**PROBLEM STATEMENT:** Skip the pictures, please, and write out exactly the lines from the opening of the data through the line containing "from matplotlib import font_manager".

**DATA EXCERPT:**
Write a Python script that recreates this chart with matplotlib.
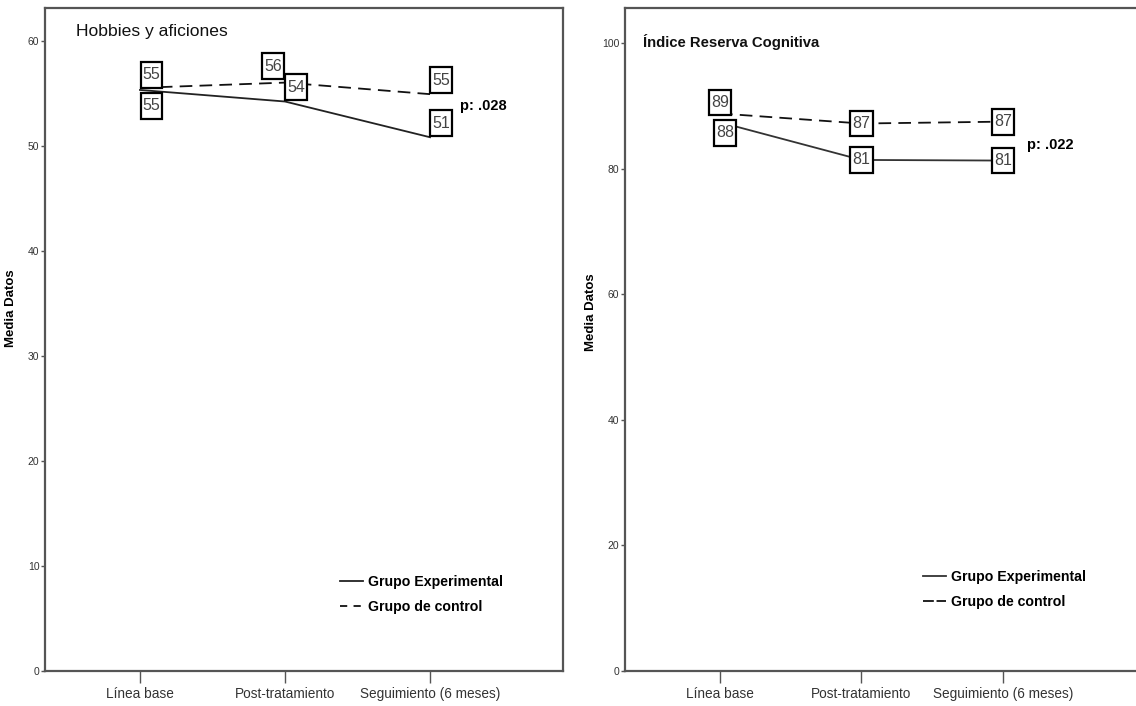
import matplotlib
matplotlib.use("Agg")
import matplotlib.pyplot as plt
from matplotlib.lines import Line2D
from matplotlib.path import Path
from matplotlib import font_manager

names = {f.name for f in font_manager.fontManager.ttflist}
NARROW = ['Liberation Sans Narrow', 'Liberation Sans', 'DejaVu Sans']
NARROW = [n for n in NARROW if n in names] or ['DejaVu Sans']
plt.rcParams['font.family'] = NARROW

categories = ["Línea base", "Post-tratamiento", "Seguimiento (6 meses)"]
series_names = ["Grupo Experimental", "Grupo de control"]

hobbies_exp = [55.3, 54.2, 50.8]
hobbies_ctl = [55.5, 56.0, 54.9]
hobbies_exp_lbl = ["55", "54", "51"]
hobbies_ctl_lbl = ["55", "56", "55"]
hobbies_p = "p: .028"

irc_exp = [87.4, 81.4, 81.3]
irc_ctl = [88.8, 87.2, 87.5]
irc_exp_lbl = ["88", "81", "81"]
irc_ctl_lbl = ["89", "87", "87"]
irc_p = "p: .022"

W, H = 1136, 706
fig = plt.figure(figsize=(W / 100, H / 100), dpi=100)

def px_box(x0, x1, ytop, ybot):
    return [x0 / W, 1 - ybot / H, (x1 - x0) / W, (ybot - ytop) / H]

ax1 = fig.add_axes(px_box(45, 563, 8, 671))
ax2 = fig.add_axes(px_box(625, 1141, 8, 671))

SP = '#555555'
EXP_C = '#222222'
CTL_C = '#111111'

def tallbox(x0, y0, width, height, mutation_size):
    padx = 0.13 * mutation_size
    pady = 0.34 * mutation_size
    x0 -= padx
    y0 -= pady
    w = width + 2 * padx
    h = height + 2 * pady
    return Path([(x0, y0), (x0 + w, y0), (x0 + w, y0 + h), (x0, y0 + h), (x0, y0)],
                closed=True)

def style(ax, ylim, yticks, xlim):
    ax.set_xlim(*xlim)
    ax.set_ylim(*ylim)
    ax.set_yticks(yticks)
    ax.set_xticks(range(len(categories)))
    ax.set_xticklabels(categories, fontsize=9.8, color='#333333')
    for lab in ax.get_yticklabels():
        lab.set_fontsize(7.5)
        lab.set_color('#333333')
    for s in ax.spines.values():
        s.set_color(SP)
        s.set_linewidth(1.6)
    ax.tick_params(axis='both', direction='out', width=1.0, color=SP)
    ax.tick_params(axis='x', length=8.6, pad=3)
    ax.tick_params(axis='y', length=3, pad=1)
    ax.set_ylabel("Media Datos", fontsize=9.5, fontweight='bold')

def boxlabel(ax, x, y, txt, dx, dy):
    ax.annotate(txt, (x, y), xytext=(dx, dy), textcoords='offset pixels',
                ha='center', va='center', fontsize=11.5, color='#444444',
                bbox=dict(boxstyle=tallbox, fc='white', ec='black', lw=1.6),
                zorder=5)

x = list(range(len(categories)))

# ---- Left panel
style(ax1, (0, 63.1), range(0, 61, 10), (-0.655, 2.917))
ax1.plot(x, hobbies_exp, color=EXP_C, lw=1.3, zorder=3)
ax1.plot(x, hobbies_ctl, color=CTL_C, lw=1.3, dashes=(7, 4), zorder=3)
offs_exp = [(11.5, -16), (11, 14.5), (11, 14)]
offs_ctl = [(11.5, 13), (-12, 16.5), (11, 14)]
for i in x:
    boxlabel(ax1, i, hobbies_ctl[i], hobbies_ctl_lbl[i], *offs_ctl[i])
    boxlabel(ax1, i, hobbies_exp[i], hobbies_exp_lbl[i], *offs_exp[i])
ax1.text(0.06, 0.964, "Hobbies y aficiones", transform=ax1.transAxes,
         fontsize=12.6, ha='left', va='center', color='#111111')
ax1.text(0.801, 0.852, hobbies_p, transform=ax1.transAxes, fontsize=10.5,
         fontweight='bold', ha='left', va='center')
ax1.yaxis.set_label_coords(-0.054, 0.5475)

# ---- Right panel
style(ax2, (0, 105.6), range(0, 101, 20), (-0.671, 2.975))
ax2.plot(x, irc_exp, color='#333333', lw=1.3, zorder=3)
ax2.plot(x, irc_ctl, color=CTL_C, lw=1.3, dashes=(7, 4), zorder=3)
offs2_exp = [(5, -10.5), (0, 0), (0, 0)]
offs2_ctl = [(0, 11), (0, 0), (0, 0)]
for i in x:
    boxlabel(ax2, i, irc_ctl[i], irc_ctl_lbl[i], *offs2_ctl[i])
    boxlabel(ax2, i, irc_exp[i], irc_exp_lbl[i], *offs2_exp[i])
ax2.text(0.035, 0.949, "Índice Reserva Cognitiva", transform=ax2.transAxes,
         fontsize=10.7, fontweight='bold', ha='left', va='center', color='#111111')
ax2.text(0.779, 0.793, irc_p, transform=ax2.transAxes, fontsize=10.5,
         fontweight='bold', ha='left', va='center')
ax2.yaxis.set_label_coords(-0.054, 0.541)

# ---- Legends
def legend(ax, xa, ya, exp_color, ctl_dash):
    handles = [Line2D([], [], color=exp_color, lw=1.3),
               Line2D([], [], color=CTL_C, lw=1.3, dashes=ctl_dash)]
    leg = ax.legend(handles, series_names, loc='upper left', bbox_to_anchor=(xa, ya),
                    frameon=False, borderpad=0, borderaxespad=0, handlelength=1.6,
                    handletextpad=0.35, labelspacing=0.75,
                    prop=dict(size=10.2, weight='bold'))
    return leg

legend(ax1, 0.5695, 0.1445, EXP_C, (4, 3.5))
legend(ax2, 0.5775, 0.152, '#333333', (6, 1.5))

fig.savefig("out.png", dpi=100)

**RESULT OF THE EXERCISE:**
Write a Python script that recreates this chart with matplotlib.
import matplotlib
matplotlib.use("Agg")
import matplotlib.pyplot as plt
from matplotlib.lines import Line2D
from matplotlib.path import Path
from matplotlib import font_manager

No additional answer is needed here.